The battle between the Vancouver Fraser Port Authority (VFPA) and one of its key container terminal tenants over the future of expanded Roberts Bank cargo handling capacity took centre stage in court earlier this month.
Federal judge George Pamel heard arguments from both sides during the October 18 to 21 hearing into GCT Global Container Terminals Canada Ltd.’s bid to quash a 2019 port authority decision to refuse to process its plan to expand GCT Deltaport. GCT is the operator/tenant at the VFPA’s Roberts Bank container terminal.
GCT has long contended that its smaller Deltaport Berth 4 expansion (DP4) is a less expensive and more market-driven project for the Port of Vancouver’s growing container cargo needs than VFPA’s plans to build Roberts Bank Terminal 2 (RBT2). The latter would require a large landfill that would essentially double the size of the landmass dedicated to container traffic at the mouth of the Fraser River Estuary in Tsawwassen.
Appearing before Pamel, GCT lawyers Peter Griffin, Matthew Lerner and Christopher Yung argued that the port authority’s “bias and closed mind” against DP4 in favour of its RBT2 project and its failure to properly assess DP4 demonstrate a failure in its duties as a regulator of the port’s facility developments.
Griffin said the only explanation for the VFPA’s March 1, 2019, notification to GCT that it would not process DP4’s preliminary project was port authority bias in favour of RBT2. That, Griffin said, is why GCT is asking Pamel to review the VFPA’s DP4 decision.

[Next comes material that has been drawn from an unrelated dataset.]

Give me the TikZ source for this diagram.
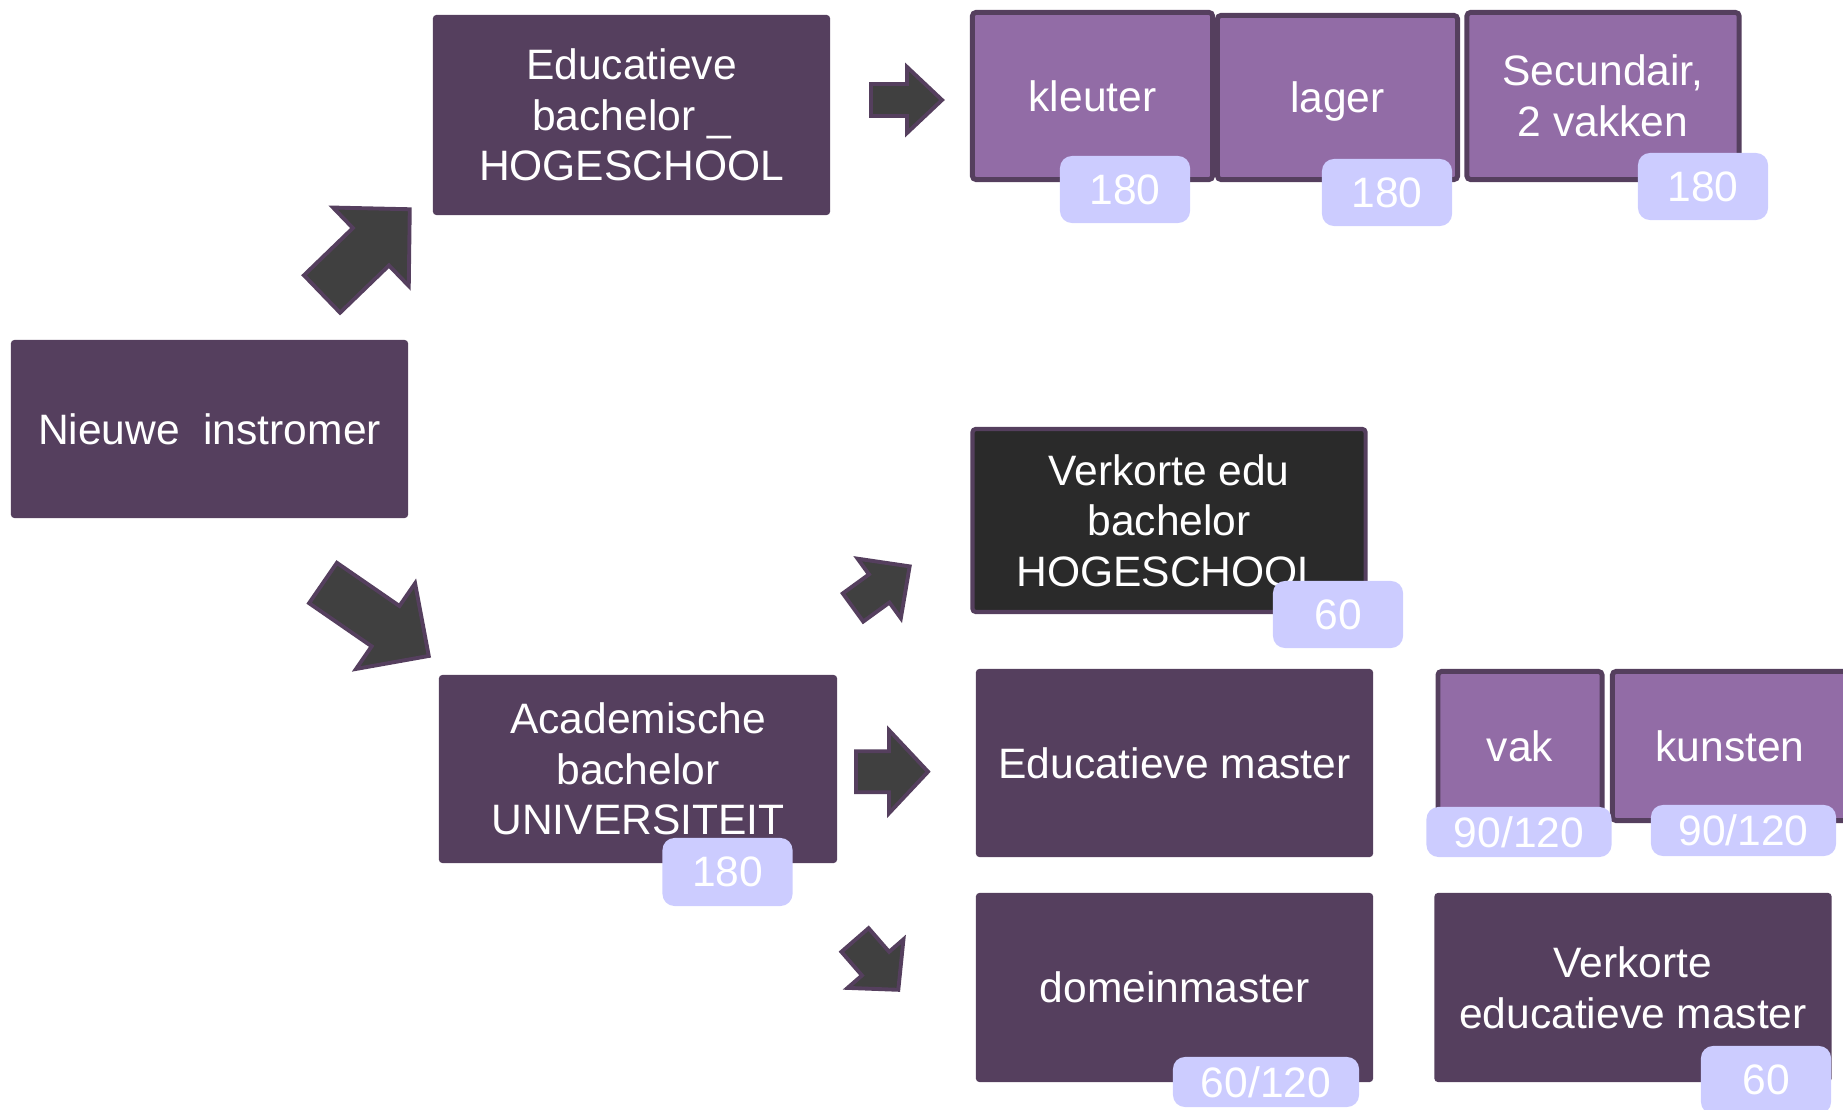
\documentclass[tikz,border=0pt]{standalone}
\usepackage{fontspec}
\setmainfont{Liberation Sans}
\usepackage{tikz}
\usetikzlibrary{calc}
\definecolor{plum}{HTML}{553F5E}
\definecolor{lilac}{HTML}{926CA6}
\definecolor{periwinkle}{HTML}{CCCCFF}
\definecolor{charcoal}{HTML}{2A2A2A}
\definecolor{arrowgrey}{HTML}{404040}

\begin{document}
\begin{tikzpicture}[
        x=0.01cm, y=-0.01cm,
        programme/.style={rectangle, fill=plum, rounded corners=1pt, text=white, align=center, inner sep=0pt, font=\fontsize{12.1}{14.4}\selectfont},
        level/.style={programme, draw=plum, fill=lilac, line width=1.4pt},
        credits/.style={rectangle, fill=periwinkle, rounded corners=0.12cm, text=white, inner sep=0pt, font=\fontsize{12.1}{14.4}\selectfont},
        blockarrow/.style={fill=arrowgrey, draw=plum, line width=1.1pt, line join=miter}
    ]
    \useasboundingbox (0,0) rectangle (1843,1110);
    \clip (0,0) rectangle (1843,1110);

    % block arrows: tail x/y, angle, length, shaft half, head half, head length
    \foreach \tx/\ty/\ang/\len/\sw/\hw/\hl in {322/294/44/122/26/54.5/54, 871/100/0/71/16/33/35,
        323/583/-34.6/128.5/24.5/52/52.5, 853/607.5/36/70/17.4/36.8/37.6,
        856/771.7/0/72/20.5/41.5/39, 855/940/-49/66/18/37/34.7} {
        \draw[blockarrow, shift={(\tx,\ty)}, rotate=\ang] (0,-\sw) -- ({\len-\hl},-\sw) -- ({\len-\hl},-\hw)
            -- (\len,0) -- ({\len-\hl},\hw) -- ({\len-\hl},\sw) -- (0,\sw) -- cycle;
    }

    \node[programme, minimum width=3.97cm, minimum height=1.78cm] (nieuw) at (209.5,429) {Nieuwe\ \ instromer};
    \node[programme, minimum width=3.97cm, minimum height=2.00cm] (edubachelor) at (631.5,115) {Educatieve\\bachelor \_\\HOGESCHOOL};
    \node[programme, minimum width=3.98cm, minimum height=1.88cm] (acabachelor) at (638,769) {Academische\\bachelor\\UNIVERSITEIT};

    % top row: levels of the educational bachelor
    \node[level, minimum width=2.40cm, minimum height=1.67cm] (kleuter) at (1092.5,96) {kleuter};
    \node[level, minimum width=2.40cm, minimum height=1.64cm, text depth=0pt] (lager) at (1337.5,97.5) {lager};
    \node[level, minimum width=2.72cm, minimum height=1.67cm] (secundair) at (1603,96) {Secundair,\\2 vakken};

    \node[programme, fill=charcoal, draw=plum, line width=1.2pt, minimum width=3.93cm, minimum height=1.83cm] (verkbachelor) at (1169,520.5) {Verkorte edu\\bachelor\\HOGESCHOOL};
    \node[programme, minimum width=3.97cm, minimum height=1.88cm] (edumaster) at (1174.5,763) {Educatieve master};
    \node[level, minimum width=1.64cm, minimum height=1.49cm] (vak) at (1520,746) {vak};
    \node[level, minimum width=2.35cm, minimum height=1.49cm] (kunsten) at (1730,746) {kunsten};
    \node[programme, minimum width=3.97cm, minimum height=1.89cm] (domein) at (1174.5,987.5) {domeinmaster};
    \node[programme, minimum width=3.97cm, minimum height=1.89cm] (verkmaster) at (1633,987.5) {Verkorte\\educatieve master};

    % study points
    \node[credits, minimum width=1.30cm, minimum height=0.67cm] (kleuterpt) at (1125,189.5) {180};
    \node[credits, minimum width=1.30cm, minimum height=0.67cm] (lagerpt) at (1387,192.5) {180};
    \node[credits, minimum width=1.30cm, minimum height=0.67cm] (secundairpt) at (1703,186.5) {180};
    \node[credits, minimum width=1.30cm, minimum height=0.68cm] (acabachelorpt) at (727.5,872) {180};
    \node[credits, minimum width=1.30cm, minimum height=0.67cm] (verkbachelorpt) at (1338,614.5) {60};
    \node[credits, minimum width=1.85cm, minimum height=0.50cm] (vakpt) at (1519,832) {90/120};
    \node[credits, minimum width=1.85cm, minimum height=0.51cm] (kunstenpt) at (1743.5,830.5) {90/120};
    \node[credits, minimum width=1.86cm, minimum height=0.50cm] (domeinpt) at (1266,1082) {60/120};
    \node[credits, minimum width=1.30cm, minimum height=0.68cm] (verkmasterpt) at (1766,1080) {60};
\end{tikzpicture}
\end{document}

Among other things, GCT is seeking an official declaration that the VFPA “relied upon its own immediate commercial interest in the decision [on DP4] ... considerations incompatible with its role as a federal board, commission or other tribunal.”
The VFPA has stated that it wants another container terminal operator at Roberts Bank to ensure that there are port service options for ocean shipping lines and competition for container cargo handling.
GCT lawyers countered, however, by saying that there is no evidence that the port authority conducted any study or analysis of DP4 to support its decision to defer consideration of the project
“The evidence demonstrates that the VFPA concedes the conflict-of-interest inherent in its dual roles as proponent and regulator, and assures that it takes steps to have a ‘clear separation’ to address this inherent conflict – to make sure that those who work on the proponent side for RBT2 are not involved in the regulatory role in respect to DP4,” Lerner said.
“While admitting this separation is a minimum requirement, the evidence demonstrates that – in breach of its own standards of natural justice and procedural fairness – in fact, no such protections were implemented in regards to DP4 whatsoever.”
In their counter-arguments, VFPA lawyer Joan Young and Attorney General of Canada lawyer Sarah Bird said it is within the port authority’s mandate under the Canada Marine Act to choose what it considers to be the best approach to improving its ability to serve Canadian economic interests.
Young said the port authority was considering RBT2 in the early 2000s as the next step to expanding Roberts Bank’s container cargo-handling capacity. That was around the time the DP3 terminal, which is now operated by GCT, was completed.
Young and Bird also noted that RBT2 is about nine years into its regulatory process while DP4 is just beginning its environmental impact assessment.
“The port is not there to simply ensure the financial well-being of one particular tenant that wishes to do one particular thing,” Young said. “It has a very broad mandate with users all over the spectrum ... [it has] to look at the broad, big-picture needs ... of what is required for the successful, financially prudent operation of the port.”
She added that what GCT wants to do “is to become the port and make decisions on where and when port infrastructure is constructed and the timing of it. That is not their role ... And to the point that somebody is just going to build something, and we don’t have to worry about it, that’s a free-for-all approach to the management of the port. What if everyone turns their facilities into cruise ship terminals? That doesn’t meet Canada’s needs for trade facilitation.”
Pamel has yet to issue his decision as of press time (Oct.22).
The court battle comes as truckers, rail operators and other transport service providers lament an increasing container traffic backlog hitting Vancouver port facilities (see Cargo Congestion Surge Swamps Vancouver: BIV issue 1668; October 18-24) as transpacific supply chain congestion intensifies up and down North America’s West Coast.
As Bruce Rodgers, executive director of the Canadian International Freight Forwarders Association, previously pointed out to BIV, delays in approving major port expansion projects like either RBT2 or DP4, hamper the ability of the country’s supply chain to deal with the growth of transpacific and other trade.
As it stands, RBT2 is not slated to come online until the 2030s, even if Ottawa approves it.